Note: this is assuming a muti core system (for now, lets ignore hyperthreading) and lets ignore any of the typical problems associated with mutithreading (assume that all threads have private write locations and can only read from public ones, locking and unlocking only happens when incrementing or decrementing the counter for number of active threads).

Thanks,

-Faken


Scenario #1: Make n threads, where 'n' is the number of CPU cores

Scenario #2: The same, but instead of creating and killing the threads all the time, use a Workitem / Thread Pool based approach, like the .NET Parallel Framework does.

Edit: This is a good article that covers #2 - http://msdn.microsoft.com/en-us/magazine/cc163340.aspx ; let PFx figure out how many threads to run, you just describe how tasks are related to each other.


The normal approach to this is to make the thread count configurable, and profile the application performance across several configurations.

Also note that in many cases, it's not the overhead associated with many threads or context switching but bottlenecks caused by synchronizing access to shared resources that cause inefficiency in multithreaded apps. Even if you assume that your code is deadlock-proof, if there's a lot of IO going on, poor synchronization implementations can effectively kill any benefit your parallelization would otherwise have gained you.


This isn't a question with a hard-and-fast answer, a few points though:

Since your threads are so short lived, maybe you should think about using a pool to manage them?

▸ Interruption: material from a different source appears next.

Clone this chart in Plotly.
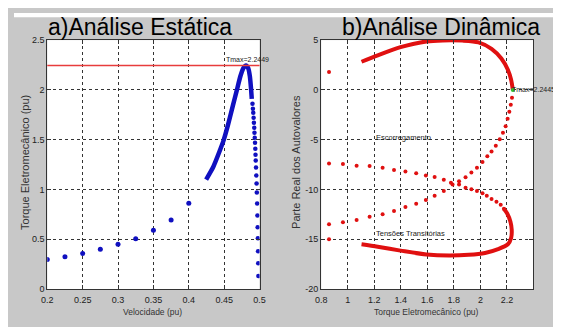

You could create a pool with a number of threads that suits the host system and task profile (say one for each core to start with) and feed it work to do on a queue of some sort. By doing this you eliminate the overhead of starting new threads, allocating a stack for each one etc for each task.

As for appropriate number of threads for the pool, this rather depends on the types of tasks you are running. If they are CPU bound tasks, then one thread per CPU is a good fit: you avoid context switching when you don't need to then. If on the other hand, they are IO bound tasks, say threads doing socket communication, then you might want to double that number foe example, so you can make better use of your processors when you are waiting for IO input.

Anyway, in short, there is no one-size-fits-all approach for this kind of stuff. As ever, profile your code in action to find out where the inefficiencies are and tune it based on your results.


I would start with a good enough number and then collect statistics to find out the correct number of threads to run to achieve good performance.


Assuming you mean a Windows program, even if it is a C++ rather than a dot-Net program it will repay you to skim Joe Duffy's "Concurrent Programming on Windows" before beginning. He makes a nice pitch for using the thread-pooling-routines provided by Windows, most convincingly because they already internally tune for the processor configuration, taking that burden off your shoulders.
If you then go ahead and roll-your-own anyway, the gotcha's discussed throughout the book will surely save you tripping over the standard pitfalls.


Threads are not cheap. I know of basically two reasons to use them:

  1. To get multiple pieces of hardware working in parallel, whether they be CPU cores, disk heads, some other kind of machine, or servers on the other side of the world.

  2. To get multiple people working in parallel, like users with their own sessions. Here the advantage is not speed, but ease of coding each user's interaction sequence.

Or both, like if you have one thread to crunch, and one to respond to the user.